Download Log File
In the previous step, we saw how to find and open and view a log file in a web browser. But what if we wanted to download it? We can do this using Rucio tools.
After one of your jobs has completed we will now find and download the log file.
Tip
When using Rucio, it is almost always better to use it in a separate terminal to where you are running your code or submitting grid jobs. This will minimize the potential for conflicts between different Python versions.
Setup the Rucio tools if you haven't done so already.
lsetup rucio
Tip
If you are working on a new lxplus node, or any computer where you didn't just submit your PanDA job, you may need to create a voms proxy:
voms-proxy-init -voms atlas:/atlas
Unlike pathena
and prun
, rucio
won't do that for you.
Go back to the BigPanDA web page and find the
page with the jediTaskID
that we used previously. Search for the Output
entry in the Containers
table, and note the log file container name, e.g.,
user.aparker.pruntest.log
. Back in your terminal session, try to find this
log file in the grid:
$ rucio list-dids user.aparker:*pruntest*log*
+--------------------------------------------------+--------------+
| SCOPE:NAME | [DID TYPE] |
|--------------------------------------------------+--------------|
| user.aparker:user.aparker.pruntest.log | CONTAINER |
| user.aparker:user.aparker.pruntest.log.340520924 | DATASET |
+--------------------------------------------------+--------------+
We now have two options:
- Download the container, and all log files within it (e.g. if the task contained many subjobs)
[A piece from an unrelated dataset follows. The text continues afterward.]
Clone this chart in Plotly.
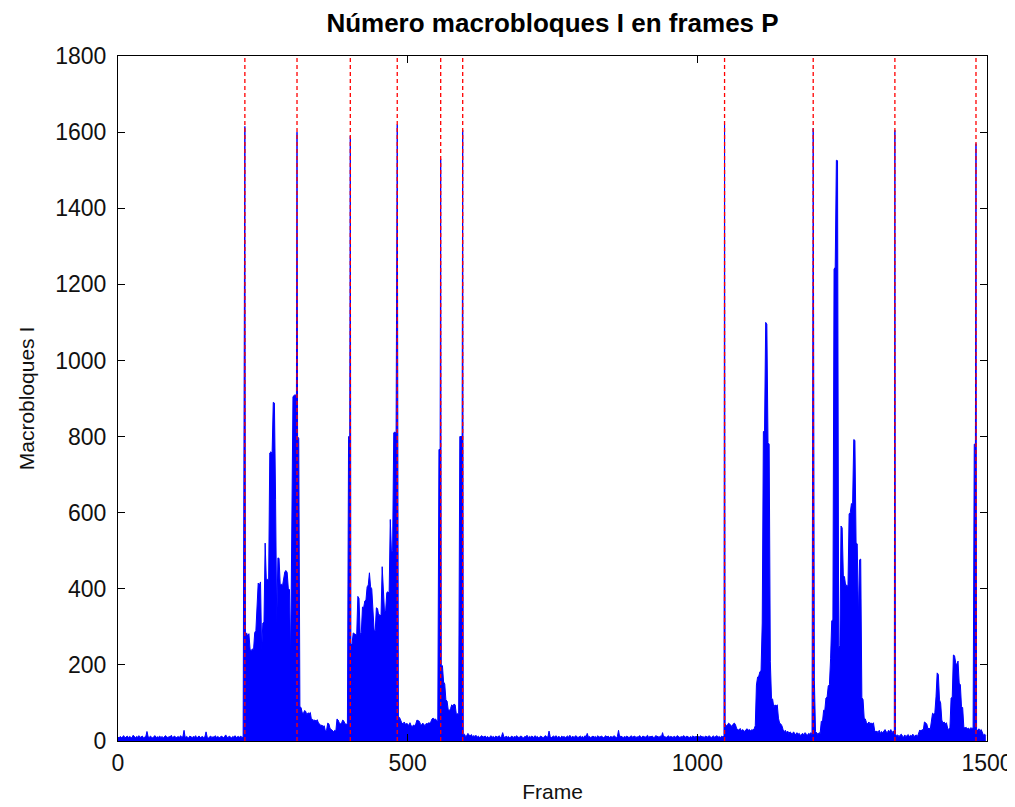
import plotly.graph_objects as go

# ---------------- data ----------------
STEP = 2  # frame spacing of the values inside each segment

# I-frame positions (red dashed markers) and the count of I macroblocks there
iframe_positions = [219, 309, 401, 482, 557, 595, 1047, 1200, 1341, 1481]
iframe_values = [1615, 1600, 1590, 1620, 1530, 1605, 1620, 1610, 1605, 1570]

seg_starts = [0, 220, 310, 402, 484, 558, 596, 1048, 1102, 1202, 1342, 1482]

seg_0 = [10, 8, 12, 9, 11, 14, 8, 10, 13, 9,
         12, 10, 8, 15, 11, 9, 12, 10, 14, 9,
         11, 13, 8, 10, 12, 25, 11, 9, 13, 10,
         8, 12, 14, 9, 11, 10, 13, 9, 12, 8,
         10, 14, 11, 9, 12, 10, 15, 9, 11, 13,
         8, 10, 12, 9, 14, 10, 11, 28, 9, 12,
         10, 8, 13, 11, 9, 12, 10, 14, 8, 11,
         13, 9, 10, 12, 9, 11, 24, 10, 8, 12,
         13, 9, 11, 10, 14, 9, 12, 10, 8, 13,
         11, 9, 12, 16, 10, 9, 13, 11, 8, 12,
         10, 14, 9, 11, 12, 10, 13, 9, 11]

seg_220 = [280, 284, 275, 282, 240, 238, 242, 240, 285, 290,
           358, 415, 410, 418, 236, 310, 312, 520, 423, 425,
           420, 757, 760, 755, 890, 888, 634, 307, 481, 480,
           410, 412, 408, 435, 445, 448, 443, 400, 398, 213,
           503, 905, 908, 910, 905]

seg_310 = [800, 795, 90, 88, 74, 72, 80, 78, 68, 74,
           72, 75, 55, 57, 54, 55, 52, 56, 47, 45,
           40, 42, 38, 40, 26, 28, 47, 45, 33, 30,
           26, 25, 28, 26, 58, 55, 47, 45, 48, 55,
           52, 45, 44, 46, 800, 800]

seg_402 = [252, 255, 284, 282, 280, 278, 380, 375, 280, 285,
           352, 350, 368, 370, 405, 410, 442, 405, 400, 352,
           292, 290, 350, 348, 330, 332, 328, 458, 400, 340,
           342, 390, 392, 388, 582, 497, 500, 810, 812, 808]

seg_484 = [60, 62, 55, 47, 45, 50, 44, 46, 45, 40,
           48, 40, 38, 42, 40, 45, 55, 54, 52, 45,
           42, 47, 44, 40, 46, 45, 48, 47, 50, 58,
           60, 57, 58, 52, 50, 766, 766]

seg_558 = [200, 198, 155, 150, 108, 105, 82, 80, 85, 95,
           92, 97, 95, 70, 72, 68, 800, 800, 800]

seg_596 = [15, 18, 12, 14, 20, 16, 13, 17, 11, 14,
           12, 15, 10, 13, 9, 12, 14, 10, 11, 13,
           9, 12, 8, 11, 14, 10, 12, 9, 13, 11,
           10, 14, 9, 12, 22, 11, 9, 13, 10, 12,
           8, 11, 13, 9, 12, 10, 14, 11, 9, 12,
           13, 10, 8, 12, 11, 15, 9, 12, 10, 13,
           11, 9, 14, 10, 12, 8, 11, 13, 10, 9,
           12, 14, 11, 10, 26, 12, 9, 11, 13, 10,
           14, 9, 12, 11, 8, 13, 10, 12, 9, 11,
           13, 10, 15, 9, 12, 11, 10, 14, 12, 9,
           11, 13, 10, 12, 9, 14, 11, 20, 10, 12,
           9, 11, 13, 10, 12, 8, 14, 11, 10, 13,
           12, 9, 11, 14, 10, 13, 9, 12, 11, 10,
           14, 11, 9, 12, 28, 10, 13, 11, 9, 12,
           10, 13, 12, 9, 11, 14, 10, 12, 13, 9,
           11, 10, 14, 12, 9, 13, 11, 10, 12, 15,
           9, 12, 11, 13, 10, 9, 14, 12, 11, 10,
           13, 11, 22, 10, 12, 9, 11, 14, 10, 12,
           11, 9, 13, 10, 12, 14, 11, 9, 12, 10,
           14, 12, 10, 13, 11, 9, 12, 10, 13, 11,
           10, 13, 9, 12, 11, 14, 10, 12, 9, 13,
           12, 10, 14, 11, 9, 12, 13, 10, 11, 14,
           10, 12, 9, 13, 11, 12]

seg_1048 = [45, 40, 42, 47, 44, 40, 38, 45, 47, 42,
            32, 30, 28, 33, 26, 30, 28, 25, 30, 32,
            28, 30, 26, 30, 28, 32, 40]

seg_1102 = [147, 168, 170, 182, 185, 310, 813, 815, 1100, 1095,
            784, 780, 208, 113, 110, 88, 95, 92, 95, 60,
            47, 45, 40, 30, 25, 28, 22, 26, 20, 24,
            22, 18, 24, 20, 16, 22, 18, 20, 14, 18,
            20, 16, 22, 18, 15, 20, 18, 22, 16]

seg_1202 = [160, 25, 20, 18, 22, 20, 52, 50, 81, 80,
            113, 115, 145, 148, 216, 316, 318, 1240, 1245, 1526,
            1525, 245, 250, 565, 560, 434, 432, 408, 410, 405,
            597, 600, 624, 620, 792, 790, 521, 518, 321, 476,
            478, 113, 110, 60, 58, 48, 45, 50, 46, 47,
            45, 48, 28, 24, 26, 22, 28, 20, 25, 22,
            26, 30, 24, 22, 28, 25, 30, 22, 26, 24]

seg_1342 = [18, 14, 16, 12, 15, 18, 13, 10, 16, 12,
            14, 17, 11, 15, 13, 18, 12, 14, 16, 12,
            22, 29, 26, 30, 28, 50, 48, 45, 32, 34,
            30, 55, 73, 70, 75, 116, 179, 175, 108, 100,
            55, 47, 50, 45, 48, 34, 30, 34, 113, 115,
            226, 224, 205, 200, 210, 152, 148, 90, 88, 36,
            34, 36, 32, 34, 30, 35, 33, 34, 780, 780]

seg_1482 = [30, 28, 32, 27, 30, 20, 15, 18, 14]

segments = [seg_0, seg_220, seg_310, seg_402, seg_484, seg_558,
            seg_596, seg_1048, seg_1102, seg_1202, seg_1342, seg_1482]

x_ticks = [0, 500, 1000, 1500]
y_ticks = [0, 200, 400, 600, 800, 1000, 1200, 1400, 1600, 1800]

# ---------------- assemble series ----------------
pts = []
for start, vals in zip(seg_starts, segments):
    for i, v in enumerate(vals):
        pts.append((start + STEP * i, v))
for f, v in zip(iframe_positions, iframe_values):
    pts.append((f, v))
pts.sort(key=lambda p: p[0])
xs = [p[0] for p in pts]
ys = [p[1] for p in pts]

rx, ry = [], []
for f in iframe_positions:
    rx += [f, f, None]
    ry += [0, 1800, None]

BLUE = "#0000FF"
RED = "#FF0000"
FONT = "Liberation Sans, Arial, sans-serif"
TICK_SIZE = 23
LABEL_SIZE = 21

# The page body adds an 8px margin, so the figure is sized to fit the window
W, H = 1007, 799

fig = go.Figure()
fig.add_trace(go.Scatter(x=xs, y=ys, mode="lines", fill="tozeroy",
                         fillcolor=BLUE, line=dict(color=BLUE, width=1),
                         hoverinfo="skip", showlegend=False))
fig.add_trace(go.Scatter(x=rx, y=ry, mode="lines",
                         line=dict(color=RED, width=1.3, dash="4px,3px"),
                         hoverinfo="skip", showlegend=False))

axis_common = dict(showline=True, linecolor="black", linewidth=1, mirror="ticks",
                   ticks="inside", ticklen=7, tickcolor="black", tickwidth=1,
                   showgrid=False, zeroline=False, automargin=False,
                   tickfont=dict(family=FONT, size=TICK_SIZE, color="#111111"))

fig.update_layout(
    width=W, height=H,
    margin=dict(l=110, r=28, t=48, b=66, autoexpand=False),
    paper_bgcolor="white", plot_bgcolor="white",
    title=dict(text="<b>Número macrobloques I en frames P</b>",
               x=(110 + 979) / 2 / W, xanchor="center",
               y=1 - 15 / H, yanchor="middle", yref="container",
               font=dict(family=FONT, size=26, color="black"), automargin=False),
    xaxis=dict(range=[0, 1500], tickvals=x_ticks, ticktext=[str(v) for v in x_ticks],
               ticklabelstandoff=1,
               title=dict(text="Frame", font=dict(family=FONT, size=LABEL_SIZE, color="#111111"),
                          standoff=9),
               **axis_common),
    yaxis=dict(range=[0, 1800], tickvals=y_ticks, ticktext=[str(v) for v in y_ticks],
               ticklabelstandoff=6,
               title=dict(text="Macrobloques I", font=dict(family=FONT, size=LABEL_SIZE, color="#111111"),
                          standoff=14),
               **axis_common),
)

fig.write_html("out.html")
- Download just the dataset specific to the single set of jobs
Let's do the second:
rucio download user.aparker:user.aparker.pruntest.log.340520924
After it finishes downloading, navigate into the downloaded directory and extract the files from the tarball:
cd user.aparker.pruntest.log.340520924/
tar -xvf user.aparker.pruntest.log.23186476.000001.log.tgz
Tip
A tarball (a file with the tgz
extension) is a set of files packaged
together and compressed using gzip
. This is an efficient way to
transfer large numbers of small files.
This will give you access to the log file (as well as much more related information) from your job. This can be useful for debugging.
There will be a lot of information in here but when you have extracted the
logs, the file you are probably looking for is payload.stdout
Tip
As you learned earlier, you can also directly download individual files
with Rucio. If you go to the PanDA job page that you saw earlier, you
will see in the table that says 3 job files:
the log tarball. You can
directly download that file with rucio:
rucio download user.aparker.pruntest.log.23186476.000001.log.tgz
Here rucio guessed the right scope to use thanks to the name of the tarball.